Habitat for Humanity of Pinellas and West Pasco celebrated the dedication of its 600th home in Largo’s Ridgecrest neighborhood Thursday and announced the launch of its new website, www.habitatpwp.org, developed in partnership with local marketing firm Stevie & Fern.
Less than two years after its 500th home dedication in October, 2018, Habitat continues to set the pace for Habitat organizations around the country. Habitat Pinellas and West Pasco is actually the third largest Habitat affiliate by new home construction in the country.
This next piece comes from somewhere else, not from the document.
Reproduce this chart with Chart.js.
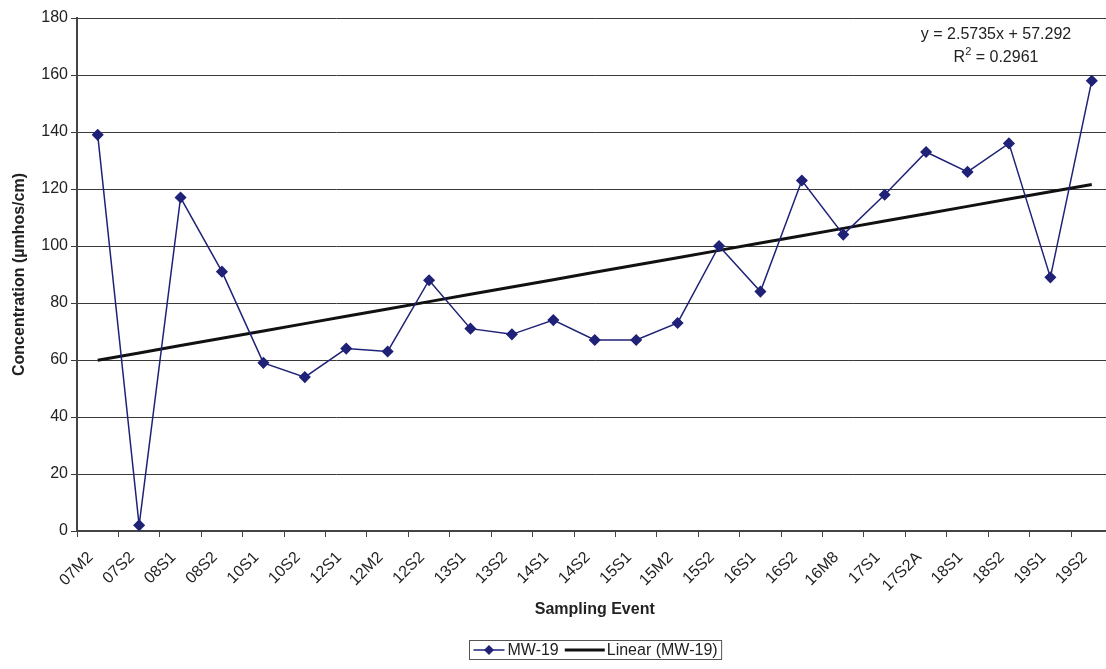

The organization plans to build 70 new homes over the next fiscal year.
Habitat for Humanity’s model allows families to buy their homes with a zero-interest mortgage, after a rigorous application process and 350 to 450 sweat equity hours put into their homes, which could include anything from painting, caulking or laying sod.
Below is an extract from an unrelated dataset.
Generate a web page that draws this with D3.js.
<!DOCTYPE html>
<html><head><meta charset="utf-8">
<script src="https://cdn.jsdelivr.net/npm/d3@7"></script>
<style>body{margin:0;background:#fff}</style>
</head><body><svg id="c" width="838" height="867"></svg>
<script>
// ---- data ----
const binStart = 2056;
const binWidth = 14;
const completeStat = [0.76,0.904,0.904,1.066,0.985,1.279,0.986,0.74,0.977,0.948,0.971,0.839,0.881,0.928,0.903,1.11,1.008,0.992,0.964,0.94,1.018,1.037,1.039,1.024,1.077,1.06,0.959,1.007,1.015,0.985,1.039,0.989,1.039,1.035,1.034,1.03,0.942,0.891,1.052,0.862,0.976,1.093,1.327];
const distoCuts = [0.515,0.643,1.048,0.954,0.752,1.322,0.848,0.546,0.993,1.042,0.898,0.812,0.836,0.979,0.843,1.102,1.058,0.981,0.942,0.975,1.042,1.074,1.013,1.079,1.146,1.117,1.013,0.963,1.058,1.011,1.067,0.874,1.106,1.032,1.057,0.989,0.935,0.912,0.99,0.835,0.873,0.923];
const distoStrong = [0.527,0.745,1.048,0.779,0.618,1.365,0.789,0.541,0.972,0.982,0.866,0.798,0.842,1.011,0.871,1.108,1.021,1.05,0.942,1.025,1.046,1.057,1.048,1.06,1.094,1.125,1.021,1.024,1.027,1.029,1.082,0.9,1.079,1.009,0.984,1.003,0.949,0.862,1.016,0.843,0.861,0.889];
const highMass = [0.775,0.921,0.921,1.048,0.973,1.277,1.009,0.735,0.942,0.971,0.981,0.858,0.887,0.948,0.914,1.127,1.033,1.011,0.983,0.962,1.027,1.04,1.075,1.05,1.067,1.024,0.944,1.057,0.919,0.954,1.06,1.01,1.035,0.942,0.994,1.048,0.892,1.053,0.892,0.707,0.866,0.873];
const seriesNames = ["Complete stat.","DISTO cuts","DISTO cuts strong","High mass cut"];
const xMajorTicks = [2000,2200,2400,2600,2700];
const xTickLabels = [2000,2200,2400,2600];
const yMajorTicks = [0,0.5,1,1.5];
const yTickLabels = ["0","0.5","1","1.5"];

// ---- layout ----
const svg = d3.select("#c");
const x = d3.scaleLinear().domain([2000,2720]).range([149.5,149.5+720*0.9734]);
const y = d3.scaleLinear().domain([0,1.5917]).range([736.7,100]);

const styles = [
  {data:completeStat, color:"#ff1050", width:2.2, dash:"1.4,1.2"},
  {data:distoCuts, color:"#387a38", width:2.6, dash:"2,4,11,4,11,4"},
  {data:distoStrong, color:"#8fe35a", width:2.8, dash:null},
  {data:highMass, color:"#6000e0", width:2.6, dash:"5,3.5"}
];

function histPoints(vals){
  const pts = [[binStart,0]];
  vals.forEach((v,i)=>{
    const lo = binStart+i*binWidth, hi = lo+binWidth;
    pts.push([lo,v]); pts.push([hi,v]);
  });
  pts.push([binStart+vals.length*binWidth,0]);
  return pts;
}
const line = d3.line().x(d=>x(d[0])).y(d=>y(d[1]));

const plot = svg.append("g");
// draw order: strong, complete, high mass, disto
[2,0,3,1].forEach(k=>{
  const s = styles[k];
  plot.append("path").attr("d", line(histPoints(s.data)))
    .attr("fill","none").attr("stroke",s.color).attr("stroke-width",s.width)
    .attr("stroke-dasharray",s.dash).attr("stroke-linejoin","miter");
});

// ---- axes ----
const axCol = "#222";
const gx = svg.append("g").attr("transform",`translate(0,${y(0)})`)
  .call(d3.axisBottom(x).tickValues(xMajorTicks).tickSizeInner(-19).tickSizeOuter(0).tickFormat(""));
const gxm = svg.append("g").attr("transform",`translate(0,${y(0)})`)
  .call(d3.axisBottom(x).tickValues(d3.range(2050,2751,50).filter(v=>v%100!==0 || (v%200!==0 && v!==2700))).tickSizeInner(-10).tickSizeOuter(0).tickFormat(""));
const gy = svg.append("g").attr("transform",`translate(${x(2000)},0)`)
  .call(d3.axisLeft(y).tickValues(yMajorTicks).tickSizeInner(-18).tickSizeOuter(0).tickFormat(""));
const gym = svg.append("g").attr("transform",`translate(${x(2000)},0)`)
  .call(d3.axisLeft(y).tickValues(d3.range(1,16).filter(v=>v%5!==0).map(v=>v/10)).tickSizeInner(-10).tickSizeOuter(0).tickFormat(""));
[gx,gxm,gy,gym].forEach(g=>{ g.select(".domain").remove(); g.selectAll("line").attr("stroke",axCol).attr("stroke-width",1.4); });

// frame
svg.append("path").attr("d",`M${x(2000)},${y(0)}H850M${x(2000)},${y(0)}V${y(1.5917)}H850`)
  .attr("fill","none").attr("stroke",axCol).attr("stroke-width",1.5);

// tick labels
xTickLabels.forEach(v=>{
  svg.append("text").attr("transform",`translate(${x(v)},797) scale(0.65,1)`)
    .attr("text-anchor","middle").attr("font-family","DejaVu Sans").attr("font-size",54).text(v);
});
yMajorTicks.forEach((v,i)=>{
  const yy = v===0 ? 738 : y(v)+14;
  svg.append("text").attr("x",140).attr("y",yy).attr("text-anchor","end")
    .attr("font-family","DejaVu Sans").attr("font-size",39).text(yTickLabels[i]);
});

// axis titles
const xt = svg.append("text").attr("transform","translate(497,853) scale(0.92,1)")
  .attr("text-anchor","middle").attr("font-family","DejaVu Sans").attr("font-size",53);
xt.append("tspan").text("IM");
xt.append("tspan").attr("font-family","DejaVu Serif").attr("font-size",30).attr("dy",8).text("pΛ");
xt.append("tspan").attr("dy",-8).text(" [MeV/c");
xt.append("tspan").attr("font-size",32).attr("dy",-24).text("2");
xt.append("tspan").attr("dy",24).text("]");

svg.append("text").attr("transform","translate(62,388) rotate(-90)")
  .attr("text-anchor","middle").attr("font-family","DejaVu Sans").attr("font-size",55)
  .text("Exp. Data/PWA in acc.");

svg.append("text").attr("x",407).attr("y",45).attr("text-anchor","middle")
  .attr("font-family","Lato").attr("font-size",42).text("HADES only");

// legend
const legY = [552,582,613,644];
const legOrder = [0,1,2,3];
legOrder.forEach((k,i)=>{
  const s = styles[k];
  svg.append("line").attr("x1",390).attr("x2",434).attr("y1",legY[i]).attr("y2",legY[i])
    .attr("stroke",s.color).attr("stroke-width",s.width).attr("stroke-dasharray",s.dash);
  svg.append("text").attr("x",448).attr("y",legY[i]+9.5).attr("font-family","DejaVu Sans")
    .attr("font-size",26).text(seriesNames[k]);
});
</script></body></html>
According to a press release, the key sponsors of the 600th house, were primarily community individuals and family foundations, gained through peer-to-peer fundraising.
Habitat is committed to an ongoing effort to bring affordable homeownership to working class neighborhoods, particularly in historically African American neighborhoods like Greater Ridgecrest, and South St. Petersburg.
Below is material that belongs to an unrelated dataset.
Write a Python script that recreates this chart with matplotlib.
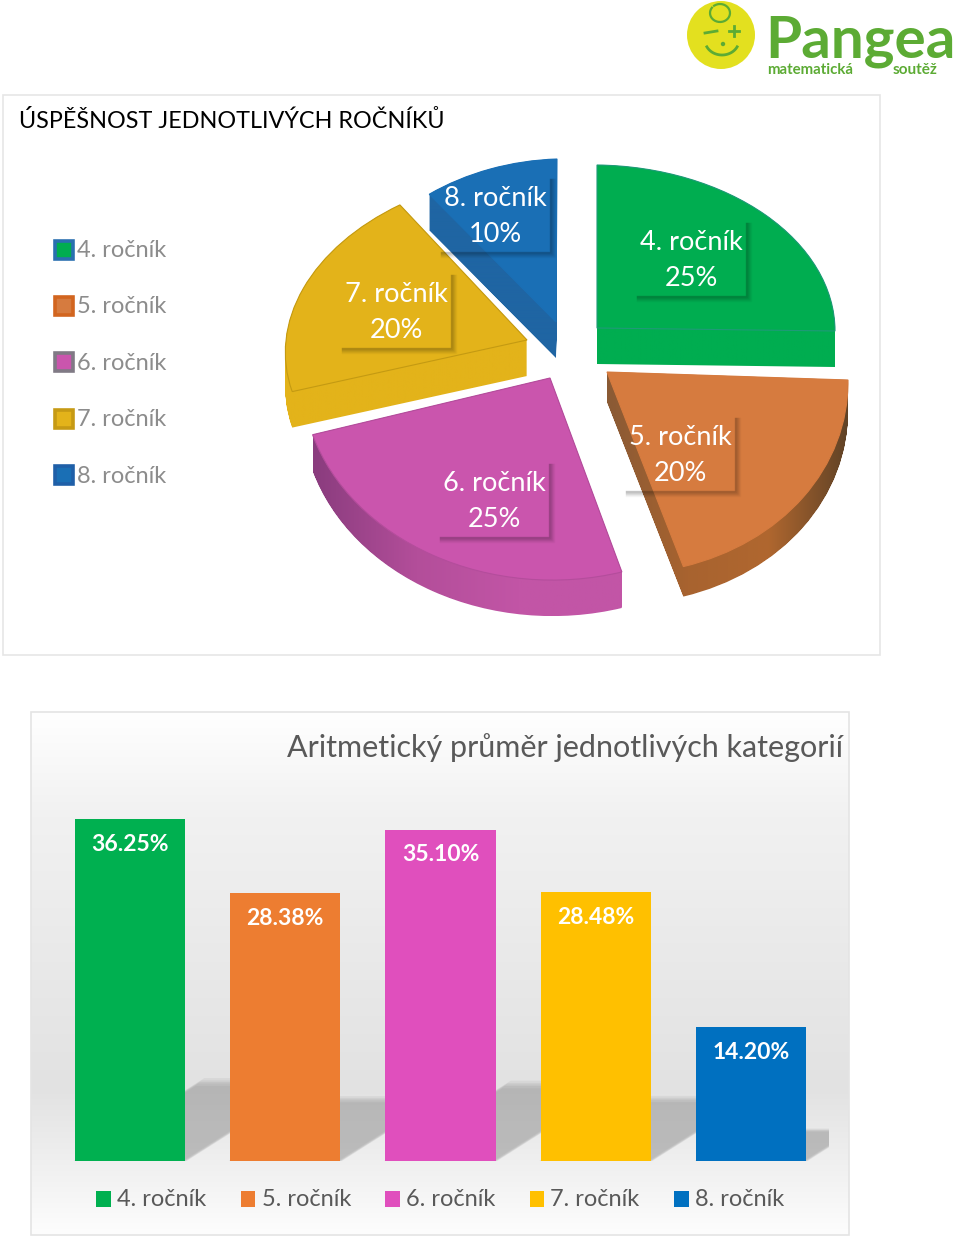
import numpy as np
import matplotlib
matplotlib.use("Agg")
import matplotlib.pyplot as plt
from matplotlib.colors import LinearSegmentedColormap
from matplotlib.patches import Circle, PathPatch, Rectangle, Wedge
from matplotlib.path import Path
from matplotlib.transforms import Affine2D

plt.rcParams["font.family"] = ["Lato", "DejaVu Sans"]

# data
grades = ["4. ročník", "5. ročník", "6. ročník", "7. ročník", "8. ročník"]
pie_share = [25, 20, 25, 20, 10]
mean_score = [36.25, 28.38, 35.10, 28.48, 14.20]

title_top = "ÚSPĚŠNOST JEDNOTLIVÝCH ROČNÍKŮ"
title_bottom = "Aritmetický průměr jednotlivých kategorií"

# colours
top_face = ["#00ad50", "#d67b3f", "#ca55ad", "#e3b31a", "#1a6fb5"]
edge_face = ["#1f9a78", "#d67b3f", "#b44d9c", "#c49a12", "#1a6fb5"]
wall_face = [
    ["#00ad50", "#00ad50"],
    ["#8a5a35", "#a8632f", "#b0672f", "#5f4226"],
    ["#8a3c7e", "#b34e9a", "#c255a6", "#c255a6"],
    ["#e3b31a", "#e3b31a"],
    ["#1f65a3", "#1f65a3"],
]
key_border = ["#2a6fb0", "#d2651f", "#807a85", "#c69a14", "#1f5fa8"]
bar_colors = ["#00b050", "#ed7d31", "#e04fbd", "#ffc000", "#0070c0"]

# how each slice of the tilted pie lands on the page: a, b, c, d, x, y, wall
slice_place = [
    (238, 3, 0, -163, 597, 328, 36),
    (241, 8, -2, -202, 607, 372, 30),
    (248, 6, 5, -202, 550, 378, 36),
    (241, 0, 18, -167, 527, 340, 36),
    (217, -7, 1, -163, 556, 322, 36),
]
label_place = [(691, 259), (680, 454), (494, 500), (396, 311), (495, 215)]

fig = plt.figure(figsize=(9.6, 12.38), dpi=100)

# page axes in pixels
page = fig.add_axes([0, 0, 1, 1], zorder=0)
wedges, _ = page.pie(pie_share, startangle=90, counterclock=False, radius=1)
page.set_aspect("auto")

# gradient behind the bar chart
grad = LinearSegmentedColormap.from_list(
    "panel",
    [(0, "#ffffff"), (0.2, "#f1f1f1"), (0.72, "#e2e2e2"), (0.9, "#f3f3f3"), (1, "#fdfdfd")],
)
page.imshow(np.linspace(0, 1, 256).reshape(-1, 1), cmap=grad, aspect="auto",
            extent=(31, 849, 1235, 712), zorder=0)
page.add_patch(Rectangle((31, 712), 818, 523, fill=False, ec="#e4e4e4", lw=1.2, zorder=1))
page.add_patch(Rectangle((2.5, 95), 877, 560, fill=False, ec="#e6e6e6", lw=1.2, zorder=1))

# pie: wall first, then the face on top
for w, place, face, edge, wall in zip(wedges, slice_place, top_face, edge_face, wall_face):
    a, b, c, d, x, y, height = place
    parts = []
    for dy in np.arange(height, -1, -1.0):
        tr = Affine2D.from_values(a, b, c, d, x, y + dy)
        part = Wedge((0, 0), 1, w.theta1, w.theta2)
        parts.append(part.get_path().transformed(tr))
    shape = Path.make_compound_path(*parts)
    bounds = shape.get_extents()
    fill = LinearSegmentedColormap.from_list("wall", wall)
    img = page.imshow(np.linspace(0, 1, 256).reshape(1, -1), cmap=fill, aspect="auto",
                      extent=(bounds.x0, bounds.x1, bounds.y1, bounds.y0), zorder=2)
    img.set_clip_path(PathPatch(shape, transform=page.transData))
    w.set_transform(Affine2D.from_values(a, b, c, d, x, y) + page.transData)
    w.set_facecolor(face)
    w.set_edgecolor(edge)
    w.set_linewidth(0.8)
    w.set_zorder(3)

page.set_xlim(0, 960)
page.set_ylim(1238, 0)
page.axis("off")

# pie labels with their soft shadow
for name, share, (x, y) in zip(grades, pie_share, label_place):
    left, right, top, bottom = x - 54, x + 54, y - 36, y + 36
    for off, alpha in zip(range(1, 7), [0.2, 0.18, 0.14, 0.1, 0.06, 0.03]):
        page.plot([left, right + off, right + off], [bottom + off, bottom + off, top],
                  color="black", alpha=alpha, lw=1, zorder=4)
    page.text(x, y - 16.5, name, color="white", fontsize=19.5, ha="center", va="center", zorder=5)
    page.text(x, y + 19.5, f"{share}%", color="white", fontsize=19.5, ha="center", va="center", zorder=5)

# left legend of the pie
for i, (name, face, border) in enumerate(zip(grades, top_face, key_border)):
    y = 249.5 + i * 56.4
    page.add_patch(Rectangle((55, y - 9), 18, 18, fc=face, ec=border, lw=2.6, zorder=3))
    page.text(77, y + 1, name, color="#8c8c8c", fontsize=17, va="center", zorder=3)

page.text(19, 121, title_top, color="black", fontsize=16.8, va="center", zorder=3)
page.text(843, 748, title_bottom, color="#595959", fontsize=22, ha="right", va="center", zorder=3)

# bottom legend
for i, (name, color) in enumerate(zip(grades, bar_colors)):
    x = 96 + i * 144.5
    page.add_patch(Rectangle((x, 1191), 14.5, 15.5, fc=color, ec="none", zorder=3))
    page.text(x + 21, 1200, name, color="#595959", fontsize=17, va="center", zorder=3)

# logo
green = "#5cab34"
page.add_patch(Circle((721, 35), 34, fc="#e3e01f", ec="none", zorder=3))
page.plot([705, 717], [33, 31], color=green, lw=2, zorder=4)
page.plot([729, 739, None, 734, 734], [31, 31, None, 26, 36], color=green, lw=2, zorder=4)
page.add_patch(Circle((723, 44), 2.2, fc=green, ec="none", zorder=4))
smile = np.linspace(0.15, 0.85, 30) * np.pi
page.plot(722 + 17 * np.cos(smile), 40 + 15 * np.sin(smile), color=green, lw=2, zorder=4)
curl = np.linspace(-0.7, 1.2, 30) * np.pi
page.plot(720 + 10 * np.cos(curl), 13 + 9 * np.sin(curl), color=green, lw=1.6, zorder=4)
page.text(765, 41, "Pangea", color=green, fontsize=42, fontweight="bold", va="center", zorder=3)
page.text(767, 70, "matematická", color=green, fontsize=10.8, fontweight="bold", va="center", zorder=3)
page.text(893, 70, "soutěž", color=green, fontsize=11, fontweight="bold", va="center", zorder=3)

# bars
ax = fig.add_axes([52.4 / 960, 77 / 1238, 776.2 / 960, 442 / 1238], zorder=1)
ax.patch.set_alpha(0)
ax.set_xlim(-0.5, 4.5)
ax.set_ylim(0, 442 / 9.434)
ax.axis("off")
x_pos = np.arange(len(grades))

# floor shadow: the same bars sheared and flattened, stacked to look blurred
shear = Affine2D.from_values(1, 0, 0.096, 1, 0, 0) + ax.transData
for grow, spread in zip([1.05, 1.02, 1.0, 0.98, 0.95], [0.73, 0.72, 0.71, 0.7, 0.68]):
    shadow = ax.bar(x_pos, np.array(mean_score) * 0.231 * grow, width=spread, color="#707070",
                    alpha=0.09, zorder=1)
    for patch in shadow:
        patch.set_transform(shear)

bars = ax.bar(x_pos, mean_score, width=0.71, color=bar_colors, zorder=2)
for bar, val in zip(bars, mean_score):
    ax.annotate(f"{val:.2f}%", (bar.get_x() + bar.get_width() / 2, val), xytext=(0, -18),
                textcoords="offset points", ha="center", va="center", color="white",
                fontsize=16.5, fontweight="bold", zorder=3)

fig.savefig("out.png", dpi=100)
Thanks to investments from Pinellas County, Ridgecrest has seen improvements to the roads, sidewalks and amenities and has seen programs at Ridgecrest Elementary and the local YMCA grow. In an effort to keep this forward motion going, Pinellas County donated seven lots in Ridgecrest to Habitat for Humanity in 2017.
“We have constructed 46 new homes in the Ridgecrest and Dansville neighborhoods of Largo,” said Mike Sutton, president and CEO of Habitat for Humanity of Pinellas and West Pasco. According to Sutton, Habitat has constructed 46 homes to date in the Ridgecrest area, with three homes under construction and seven lots on the way. Total investments in the area have exceeded $8,000,000.
“Our development work in this area has been a catalyst for positive change in an otherwise neglected area,” Sutton said, “and we are proud that our 600th milestone is in the heart of Ridgecrest.”
The total economic impact of these homes is greater than just homeownership. Each home built by Habitat employs local workers in skilled trades. The tax base of cities with Habitat homes also sees major benefits. According to the organization’s data, in 2019 Habitat homeowners in Pinellas County paid $858,937.15 in city, county, school board and other property taxes.
The new homeowner of Habitat’s 600th home is Nickiesha Gordon, a certified nursing assistant and mother to three boys. “This program has made me feel like I can accomplish whatever I set my mind to,” Gordon said, “and that soon I will not struggle so much to pay someone else’s mortgage; I’m going to pay my own.
“It’s not only the house that you get out of this program,” Gordon said. “It’s also the people, experiences, and knowledge you will gain on this journey towards homeownership. Habitat for Humanity is the hope that I always needed. It helped me achieve the one goal that I thought would take me 10 to 20 years to accomplish.”